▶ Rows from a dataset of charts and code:
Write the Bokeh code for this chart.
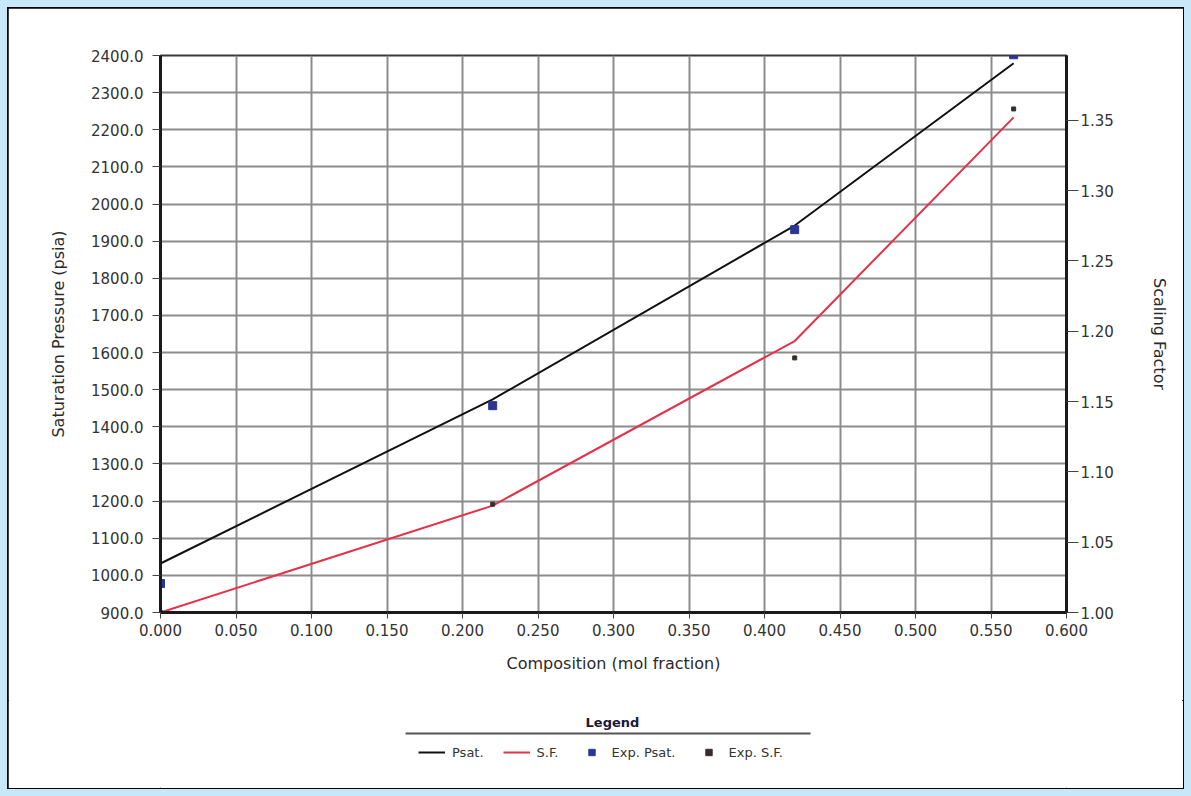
from bokeh.plotting import figure
from bokeh.layouts import column
from bokeh.models import (Range1d, LinearAxis, FixedTicker, NumeralTickFormatter,
                          Legend, LegendItem, Label, Arrow)
from bokeh.embed import file_html
from bokeh.resources import INLINE

# ---- data ----
composition = [0.0, 0.22, 0.42, 0.565]
psat_calc = [1032, 1474, 1942, 2379]
sf_calc = [1.000, 1.076, 1.193, 1.352]
exp_psat = [978, 1457, 1931, 2402]
exp_sf = [1.000, 1.077, 1.181, 1.358]

x_ticks = [0.0, 0.05, 0.10, 0.15, 0.20, 0.25, 0.30, 0.35, 0.40, 0.45, 0.50, 0.55, 0.60]
p_ticks = [900, 1000, 1100, 1200, 1300, 1400, 1500, 1600, 1700, 1800, 1900, 2000,
           2100, 2200, 2300, 2400]
sf_ticks = [1.00, 1.05, 1.10, 1.15, 1.20, 1.25, 1.30, 1.35]

x_label = "Composition (mol fraction)"
y_label = "Saturation Pressure (psia)"
y2_label = "Scaling Factor"
legend_title = "Legend"
series_names = ["Psat.", "S.F.", "Exp. Psat.", "Exp. S.F."]

FONT = "DejaVu Sans"
C_PSAT = "#111111"
C_SF = "#e3324a"
C_EXP_P = "#2b3594"
C_EXP_SF = "#3a2c2c"

# ---------------- main chart ----------------
p = figure(width=1175, height=692, output_backend="svg", toolbar_location=None,
           x_range=Range1d(0.0, 0.6), y_range=Range1d(900, 2400),
           min_border_left=152, min_border_right=117, min_border_top=47,
           min_border_bottom=88)
p.extra_y_ranges = {"sf": Range1d(1.0, 1.396)}
p.background_fill_color = "white"
p.border_fill_color = "white"
p.outline_line_color = "#3a3a3a"
p.outline_line_width = 2

p.xgrid.ticker = FixedTicker(ticks=x_ticks)
p.ygrid.ticker = FixedTicker(ticks=p_ticks)
for g in (p.xgrid, p.ygrid):
    g.grid_line_color = "#8c8c8c"
    g.grid_line_width = 2

xa = p.xaxis[0]
xa.ticker = FixedTicker(ticks=x_ticks)
xa.formatter = NumeralTickFormatter(format="0.000")
xa.axis_label = x_label
xa.axis_label_standoff = 15
xa.major_tick_out = 6
xa.major_tick_in = 0
xa.major_label_standoff = 5

ya = p.yaxis[0]
ya.ticker = FixedTicker(ticks=p_ticks)
ya.formatter = NumeralTickFormatter(format="0.0")
ya.axis_label = y_label
ya.axis_label_standoff = 20
ya.major_tick_out = 8
ya.major_tick_in = 0
ya.major_label_standoff = 9

ra = LinearAxis(y_range_name="sf", ticker=FixedTicker(ticks=sf_ticks),
                formatter=NumeralTickFormatter(format="0.00"))
ra.axis_label = y2_label
ra.axis_label_standoff = 33
ra.major_tick_out = 12
ra.major_tick_in = 0
ra.major_label_standoff = 2
p.add_layout(ra, "right")

for ax in (xa, ya, ra):
    ax.minor_tick_line_color = None
    ax.axis_line_color = "#1a1a1a"
    ax.axis_line_width = 3
    ax.major_tick_line_color = "#444444"
    ax.major_label_text_font = FONT
    ax.major_label_text_font_size = "15px"
    ax.major_label_text_color = "#333333"
    ax.axis_label_text_font = FONT
    ax.axis_label_text_font_size = "16px"
    ax.axis_label_text_font_style = "normal"
    ax.axis_label_text_color = "#2a2a2a"

p.line(composition, psat_calc, line_color=C_PSAT, line_width=2)
p.line(composition, sf_calc, line_color=C_SF, line_width=2, y_range_name="sf")
p.scatter(composition, exp_psat, marker="square", size=8,
          fill_color=C_EXP_P, line_color=C_EXP_P)
p.scatter(composition, exp_sf, marker="square", size=4,
          fill_color=C_EXP_SF, line_color=C_EXP_SF, y_range_name="sf")

# ---------------- legend strip ----------------
lg = figure(width=1175, height=88, output_backend="svg", toolbar_location=None,
            x_range=Range1d(0.0, 0.6), y_range=Range1d(0, 88),
            x_axis_type=None, y_axis_type=None,
            min_border_left=152, min_border_right=117, min_border_top=0,
            min_border_bottom=0)
lg.outline_line_color = None
lg.background_fill_color = "white"
lg.border_fill_color = "white"
lg.extra_y_ranges = {"sf": Range1d(1.0, 1.396)}

l1 = lg.line(composition, psat_calc, line_color=C_PSAT, line_width=2, visible=False)
l2 = lg.line(composition, sf_calc, line_color=C_SF, line_width=2, y_range_name="sf",
             visible=False)
l3 = lg.scatter(composition, exp_psat, marker="square", size=8,
                fill_color=C_EXP_P, line_color=C_EXP_P, visible=False)
l4 = lg.scatter(composition, exp_sf, marker="square", size=4,
                fill_color=C_EXP_SF, line_color=C_EXP_SF, y_range_name="sf", visible=False)

legend = Legend(items=[LegendItem(label=series_names[0], renderers=[l1]),
                       LegendItem(label=series_names[1], renderers=[l2]),
                       LegendItem(label=series_names[2], renderers=[l3]),
                       LegendItem(label=series_names[3], renderers=[l4])],
                orientation="horizontal", location=(258, 28),
                padding=0, margin=0, spacing=19, glyph_width=27, glyph_height=16,
                label_standoff=7, border_line_color=None, background_fill_alpha=0,
                label_text_font=FONT, label_text_font_size="13px",
                label_text_color="#333333")
lg.add_layout(legend, "center")

lg.add_layout(Label(x=0.2993, y=66, text=legend_title, text_align="center",
                    text_baseline="middle", text_font=FONT, text_font_size="13px",
                    text_font_style="bold", text_color="#1a1a3a"))
lg.add_layout(Arrow(end=None, x_start=0.1623, y_start=55, x_end=0.4305, y_end=55,
                    line_color="#555555", line_width=2))

panel = column(p, lg, margin=(8, 8, 8, 8),
               styles={"outline": "2px solid #000000", "outline-offset": "-1px",
                       "background-color": "white"})
page = column(panel, styles={"background-color": "#c6e8f8"})

open("out.html", "w").write(file_html(page, INLINE))
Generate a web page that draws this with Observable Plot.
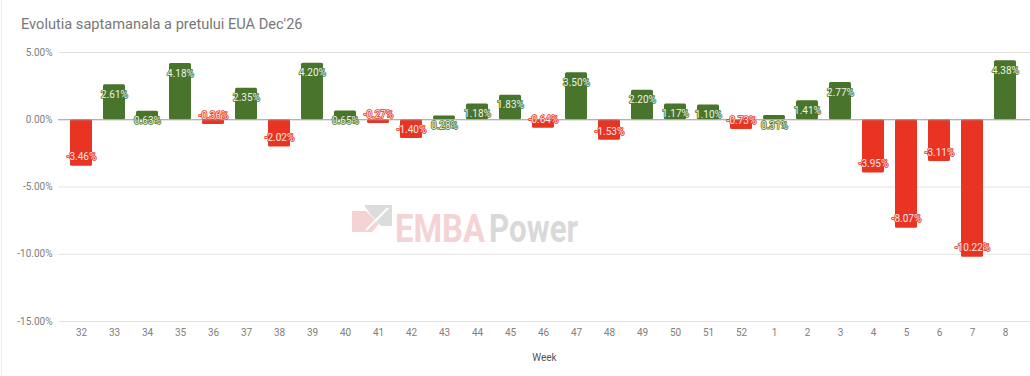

▶ WRITTEN INSTRUCTION: With the pictures left out, restate word for word every line of the data above, from the first down to the line that contains "from bokeh.resources import INLINE".

▶ SOLUTION:
Write the Bokeh code for this chart.
from bokeh.plotting import figure
from bokeh.layouts import column
from bokeh.models import (Range1d, LinearAxis, FixedTicker, NumeralTickFormatter,
                          Legend, LegendItem, Label, Arrow)
from bokeh.embed import file_html
from bokeh.resources import INLINE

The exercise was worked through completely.